REVIEW: What is Poverty Really Like? Sarah Smarsh Knows
Heartland: A Memoir of Working Hard and Being Broke in the Richest Country on Earth
By Sarah Smarsh
Scribner 304 pp.
By Jim Swearingen
The American Dream is a delusion. A myth peddled to struggling, working class Americans to keep their noses to the grindstone and their minds off what keeps them poor; a fabrication that here in this democracy, a rugged work ethic leads to eventual prosperity. For legions of working class Americans, the accident of birth consigns them to a lifetime of poverty.
Sarah Smarsh’s new book, Heartland, provides a searing description of the utter chaos that being poor entails. It reads at times like a simple memoir of a Kansas farming family struggling to keep up, at others as a social critique of America’s economic structure. Part family history, part picaresque novel, it helps us to understand the maelstrom of rudderless want.
Smarsh traces the tangled cobweb of relations, divorces, jobs, towns, and schools that ensnares her own childhood as her family toils to make ends meet. Poverty, as she deftly describes it, comprises not just the scarcity of money, but a collision of consequences that throws poor people into a permanent state of turmoil.
With never enough money to keep up, Smarsh’s family members scamper to stay one step ahead of financial ruin, trying to weather the cost of living in America. A boss’s sexual harassment, a car’s outworn breaks, or a stalking ex-husband may throw the entire precarious financial situation into crisis. Ensuing expenses, confrontations, and evictions propel the family back out on the road to the next apartment rental or another trailer park, hoping to find an end to wandering and a final place to thrive.

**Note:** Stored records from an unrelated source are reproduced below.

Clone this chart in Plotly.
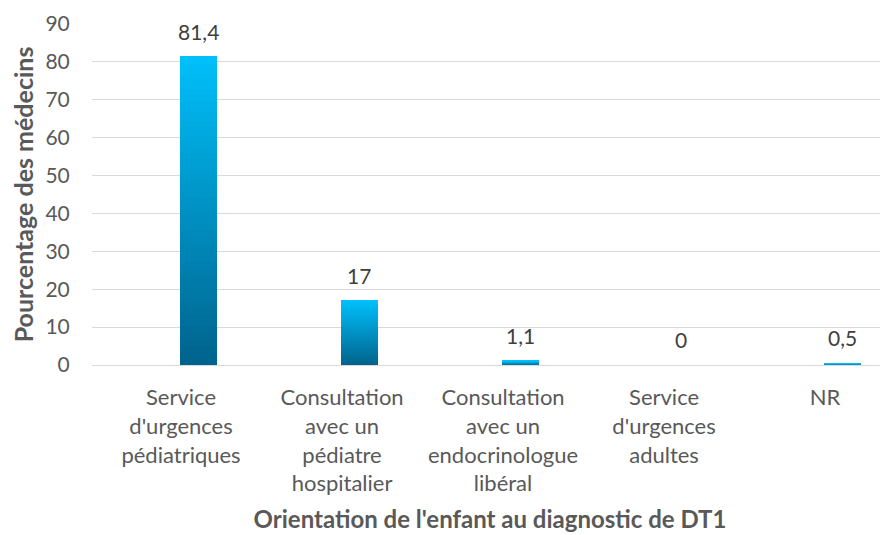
import plotly.graph_objects as go

categories = [
    "Service<br>d'urgences<br>pédiatriques",
    "Consultation<br>avec un<br>pédiatre<br>hospitalier",
    "Consultation<br>avec un<br>endocrinologue<br>libéral",
    "Service<br>d'urgences<br>adultes",
    "NR",
]
values = [81.4, 17, 1.1, 0, 0.5]
value_labels = ["81,4", "17", "1,1", "0", "0,5"]
y_ticks = [0, 10, 20, 30, 40, 50, 60, 70, 80, 90]

FONT = "Lato"
GREY = "#595959"
BAR_OFFSET = 0.108
BAR_WIDTH = 0.23
N_SEG = 48
top_rgb = (0, 192, 250)
bottom_rgb = (0, 98, 140)

idx = list(range(len(categories)))
xb = [i + BAR_OFFSET for i in idx]

fig = go.Figure()
for k in range(N_SEG):
    t = (k + 0.5) / N_SEG
    c = tuple(round(bottom_rgb[j] + (top_rgb[j] - bottom_rgb[j]) * t) for j in range(3))
    color = "rgb(%d,%d,%d)" % c
    fig.add_trace(go.Bar(
        x=xb,
        y=[v / N_SEG * 1.02 if v > 0 else 0 for v in values],
        base=[v * k / N_SEG for v in values],
        width=BAR_WIDTH,
        marker=dict(color=color, line=dict(width=0)),
        hoverinfo="skip",
        showlegend=False,
    ))

for x, v, lab in zip(xb, values, value_labels):
    fig.add_annotation(
        x=x, y=v, text=lab, showarrow=False,
        yanchor="bottom", yshift=11,
        font=dict(family=FONT, size=21, color="#404040"),
    )

fig.update_layout(
    width=888, height=535,
    margin=dict(l=84, r=8, t=16, b=178),
    paper_bgcolor="white", plot_bgcolor="white",
    barmode="overlay", bargap=0,
    font=dict(family=FONT, size=21, color=GREY),
    xaxis=dict(
        range=[-0.553, 4.391],
        tickmode="array", tickvals=idx, ticktext=categories,
        showgrid=False, zeroline=False, showline=False,
        ticks="outside", ticklen=13, tickcolor="rgba(0,0,0,0)",
        tickfont=dict(family=FONT, size=22, color=GREY),
        title=dict(text="<b>Orientation de l'enfant au diagnostic de DT1</b>",
                   font=dict(family=FONT, size=24, color=GREY), standoff=15),
        automargin=False,
    ),
    yaxis=dict(
        range=[0, 90],
        tickmode="array", tickvals=y_ticks,
        showgrid=True, gridcolor="#d9d9d9", gridwidth=1,
        zeroline=True, zerolinecolor="#d9d9d9", zerolinewidth=1,
        showline=False,
        ticks="outside", ticklen=17, tickcolor="rgba(0,0,0,0)",
        tickfont=dict(family=FONT, size=21, color=GREY),
        title=dict(text="<b>Pourcentage des médecins</b>",
                   font=dict(family=FONT, size=25, color=GREY), standoff=6),
        automargin=False,
    ),
)

fig.write_html("out.html")
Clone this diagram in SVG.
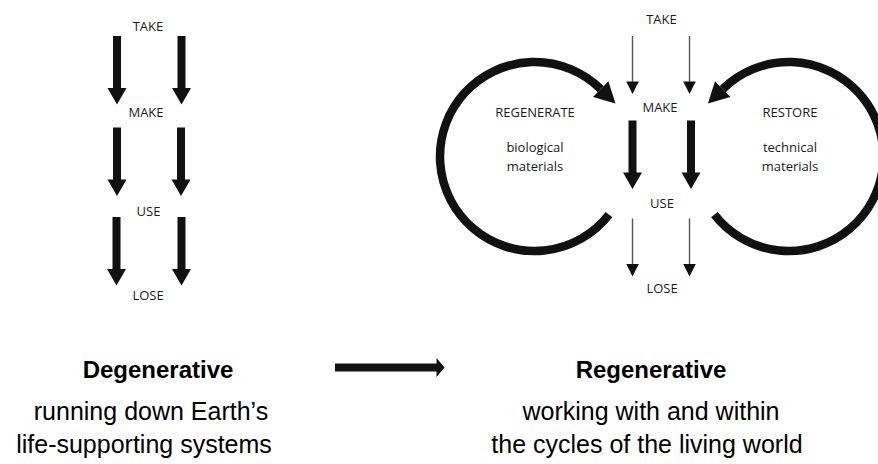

Without steady employment, property ownership, or reputation to ground them to one place for any prolonged stretch of time, her characters quickly become transient. Families break apart as financial stresses lead to divorce and parents send children to live with relatives to ease the costs of supporting them. That impermanence and isolation, which contribute to poor performance in school and a frayed social network, leave many of the young girls pregnant, or worse.
Meanwhile the adults turn to various addictions to cope with the debilitating stress of clamorous bills and expenses. Tobacco, alcohol, gambling, drugs, and abusive relationships trigger physical and mental health problems, along with bodily peril for the women dealing with angry men. Weak cash flow relegates poor families to sub-standard housing, underperforming school districts, and poor nutrition. And the constant strife results in shame, exhaustion, despair, depression, and violence. For most, there will be no escape from this cycle of poverty.
Smarsh frames the book as a memoir written for an imaginary daughter, August, on “what it means to be a poor child in a rich country founded on the promise of equality.” That promise, Smarsh shows us, has far less chance of being delivered to the tired, poor, huddled American underclass. August serves as Smarsh’s alter ego, a check on any poor decision or mistake that might seal her to the same fate as the other women in her family.
While Smarsh does not idealize rural life, neither does she berate or ridicule it. Her account comes from an appreciation of its simplicity and generosity while also knowing instinctively that to remain in it would sentence her to a lifetime of stifling routine, escapist addiction, and emotionally closeted motherhood.
Beyond the convoluted family history, Smarsh documents the struggles of a vast white rural community residing between the nation’s coasts and beyond her cities, a demographic that cosmetically may belong to the racial majority, but suffers many of the same disadvantages of poor black and brown Americans. She touches on the paradox of being white and poor, that despite their 18-hour days of scrabbling to make a living, the privilege of race brings them no discernible benefits.
She grasps America’s asphyxiating materialism and the humiliating impossibility of participating in a consumer society that one labors to maintain, but cannot afford to enjoy. She describes a pattern of targeted marginalization, humiliation, and criminalization of the poor that leaves them destitute, unable ever to keep ahead of the costs of living in a “free society” and publically shamed for that handicap.
Early on in The Grapes of Wrath, John Steinbeck describes a tiny ant being crushed in the folds of a giant tortoise. The image illustrates the powerlessness and peril of a small being caught in the machinery of a system beyond its comprehension.
The real-life characters of Sarah Smarsh’s near-novel fix our plumbing, wait on our tables, grow our food, and defend our shores. They are the “Okies” of today: tough, resilient, simple folk who do not fathom “the system” as anything other than a mechanism that will chew them up and spit them out. And so long as we dismiss them as morally bereft hicks somehow deserving of their fate, we will continue to fuel a rage that sees destruction as its only alternative.
Jim Swearingen is a Minneapolis-based writer.